** Start RECORDED INFORMATION **

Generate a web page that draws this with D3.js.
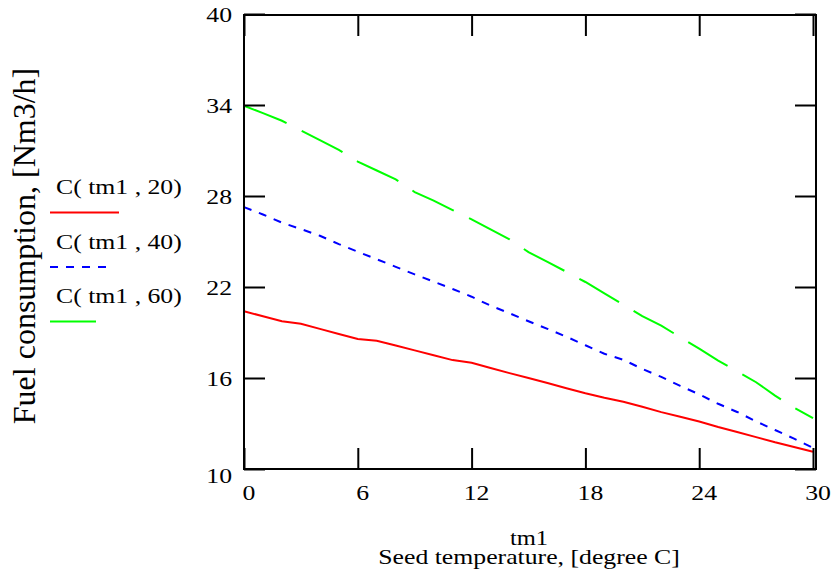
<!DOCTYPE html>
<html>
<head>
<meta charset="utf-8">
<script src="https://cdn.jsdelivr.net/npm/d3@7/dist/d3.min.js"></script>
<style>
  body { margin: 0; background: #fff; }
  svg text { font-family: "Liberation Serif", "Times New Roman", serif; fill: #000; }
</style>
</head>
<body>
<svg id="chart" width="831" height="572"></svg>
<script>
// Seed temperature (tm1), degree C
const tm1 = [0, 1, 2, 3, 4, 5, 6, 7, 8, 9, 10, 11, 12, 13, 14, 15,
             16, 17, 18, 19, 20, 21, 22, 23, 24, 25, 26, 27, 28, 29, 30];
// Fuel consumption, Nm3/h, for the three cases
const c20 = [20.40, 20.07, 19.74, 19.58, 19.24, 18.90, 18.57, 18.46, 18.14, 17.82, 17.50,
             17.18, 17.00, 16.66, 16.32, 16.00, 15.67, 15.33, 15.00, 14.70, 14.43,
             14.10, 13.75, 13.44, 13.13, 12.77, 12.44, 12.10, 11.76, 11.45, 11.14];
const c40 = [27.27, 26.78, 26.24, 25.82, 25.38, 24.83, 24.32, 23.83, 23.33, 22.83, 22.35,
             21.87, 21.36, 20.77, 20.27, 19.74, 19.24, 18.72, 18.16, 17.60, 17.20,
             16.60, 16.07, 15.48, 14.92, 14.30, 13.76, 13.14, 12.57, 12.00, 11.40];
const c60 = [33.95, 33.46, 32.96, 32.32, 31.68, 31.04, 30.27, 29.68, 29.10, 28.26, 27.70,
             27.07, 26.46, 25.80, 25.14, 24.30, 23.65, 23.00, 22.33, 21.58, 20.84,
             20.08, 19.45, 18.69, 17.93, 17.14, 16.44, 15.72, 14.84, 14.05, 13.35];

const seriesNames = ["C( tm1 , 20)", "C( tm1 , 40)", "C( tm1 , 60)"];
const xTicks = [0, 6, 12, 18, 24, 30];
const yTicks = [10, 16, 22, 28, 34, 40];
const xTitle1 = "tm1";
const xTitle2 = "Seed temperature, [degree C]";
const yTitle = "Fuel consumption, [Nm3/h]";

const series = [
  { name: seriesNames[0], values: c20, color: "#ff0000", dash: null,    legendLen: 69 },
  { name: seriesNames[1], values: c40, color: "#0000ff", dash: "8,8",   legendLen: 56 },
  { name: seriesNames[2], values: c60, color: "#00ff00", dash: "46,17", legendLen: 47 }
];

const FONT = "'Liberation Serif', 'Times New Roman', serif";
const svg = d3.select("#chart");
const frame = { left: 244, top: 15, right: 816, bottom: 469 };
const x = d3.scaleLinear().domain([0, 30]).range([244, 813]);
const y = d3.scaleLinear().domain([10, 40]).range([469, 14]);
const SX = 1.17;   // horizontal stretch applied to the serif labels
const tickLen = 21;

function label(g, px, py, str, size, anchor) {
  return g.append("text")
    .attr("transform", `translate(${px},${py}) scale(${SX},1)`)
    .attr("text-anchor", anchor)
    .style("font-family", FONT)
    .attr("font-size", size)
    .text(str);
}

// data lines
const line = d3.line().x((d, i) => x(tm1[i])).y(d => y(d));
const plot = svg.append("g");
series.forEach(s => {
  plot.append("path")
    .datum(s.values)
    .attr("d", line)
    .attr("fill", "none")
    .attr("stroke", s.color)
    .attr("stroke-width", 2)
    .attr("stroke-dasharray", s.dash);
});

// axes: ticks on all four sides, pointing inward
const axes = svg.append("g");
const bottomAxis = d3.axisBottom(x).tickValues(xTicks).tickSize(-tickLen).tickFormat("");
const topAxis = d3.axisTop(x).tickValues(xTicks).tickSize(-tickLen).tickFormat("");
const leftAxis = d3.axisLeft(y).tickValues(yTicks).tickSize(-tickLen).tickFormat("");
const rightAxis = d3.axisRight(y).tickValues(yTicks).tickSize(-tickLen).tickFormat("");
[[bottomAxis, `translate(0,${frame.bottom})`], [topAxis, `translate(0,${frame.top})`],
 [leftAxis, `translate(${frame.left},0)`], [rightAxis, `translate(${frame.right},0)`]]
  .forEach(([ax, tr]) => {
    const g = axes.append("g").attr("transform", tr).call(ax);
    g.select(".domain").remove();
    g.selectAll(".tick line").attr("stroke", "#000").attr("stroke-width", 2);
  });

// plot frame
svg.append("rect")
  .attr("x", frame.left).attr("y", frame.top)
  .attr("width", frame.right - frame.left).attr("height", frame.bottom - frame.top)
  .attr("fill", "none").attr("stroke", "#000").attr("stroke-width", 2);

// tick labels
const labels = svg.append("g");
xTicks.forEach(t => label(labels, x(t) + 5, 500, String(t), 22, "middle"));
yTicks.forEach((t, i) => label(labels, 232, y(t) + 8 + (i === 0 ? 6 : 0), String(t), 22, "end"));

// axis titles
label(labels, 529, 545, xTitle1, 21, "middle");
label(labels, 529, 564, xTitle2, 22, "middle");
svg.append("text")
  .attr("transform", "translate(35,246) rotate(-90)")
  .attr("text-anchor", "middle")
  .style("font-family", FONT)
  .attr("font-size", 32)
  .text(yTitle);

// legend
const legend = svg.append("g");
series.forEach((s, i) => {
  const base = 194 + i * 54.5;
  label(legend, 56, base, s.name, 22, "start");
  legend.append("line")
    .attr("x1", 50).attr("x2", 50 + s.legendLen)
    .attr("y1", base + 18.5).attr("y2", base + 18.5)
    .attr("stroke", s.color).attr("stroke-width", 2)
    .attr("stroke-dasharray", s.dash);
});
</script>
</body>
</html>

** End RECORDED INFORMATION **

(WHAT TO WORK ON): Transcribe exactly, with no pictures, the lines running from the first line of the material through the line holding "14.84, 14.05, 13.35];".

(TASK RESULT):
Generate a web page that draws this with D3.js.
<!DOCTYPE html>
<html>
<head>
<meta charset="utf-8">
<script src="https://cdn.jsdelivr.net/npm/d3@7/dist/d3.min.js"></script>
<style>
  body { margin: 0; background: #fff; }
  svg text { font-family: "Liberation Serif", "Times New Roman", serif; fill: #000; }
</style>
</head>
<body>
<svg id="chart" width="831" height="572"></svg>
<script>
// Seed temperature (tm1), degree C
const tm1 = [0, 1, 2, 3, 4, 5, 6, 7, 8, 9, 10, 11, 12, 13, 14, 15,
             16, 17, 18, 19, 20, 21, 22, 23, 24, 25, 26, 27, 28, 29, 30];
// Fuel consumption, Nm3/h, for the three cases
const c20 = [20.40, 20.07, 19.74, 19.58, 19.24, 18.90, 18.57, 18.46, 18.14, 17.82, 17.50,
             17.18, 17.00, 16.66, 16.32, 16.00, 15.67, 15.33, 15.00, 14.70, 14.43,
             14.10, 13.75, 13.44, 13.13, 12.77, 12.44, 12.10, 11.76, 11.45, 11.14];
const c40 = [27.27, 26.78, 26.24, 25.82, 25.38, 24.83, 24.32, 23.83, 23.33, 22.83, 22.35,
             21.87, 21.36, 20.77, 20.27, 19.74, 19.24, 18.72, 18.16, 17.60, 17.20,
             16.60, 16.07, 15.48, 14.92, 14.30, 13.76, 13.14, 12.57, 12.00, 11.40];
const c60 = [33.95, 33.46, 32.96, 32.32, 31.68, 31.04, 30.27, 29.68, 29.10, 28.26, 27.70,
             27.07, 26.46, 25.80, 25.14, 24.30, 23.65, 23.00, 22.33, 21.58, 20.84,
             20.08, 19.45, 18.69, 17.93, 17.14, 16.44, 15.72, 14.84, 14.05, 13.35];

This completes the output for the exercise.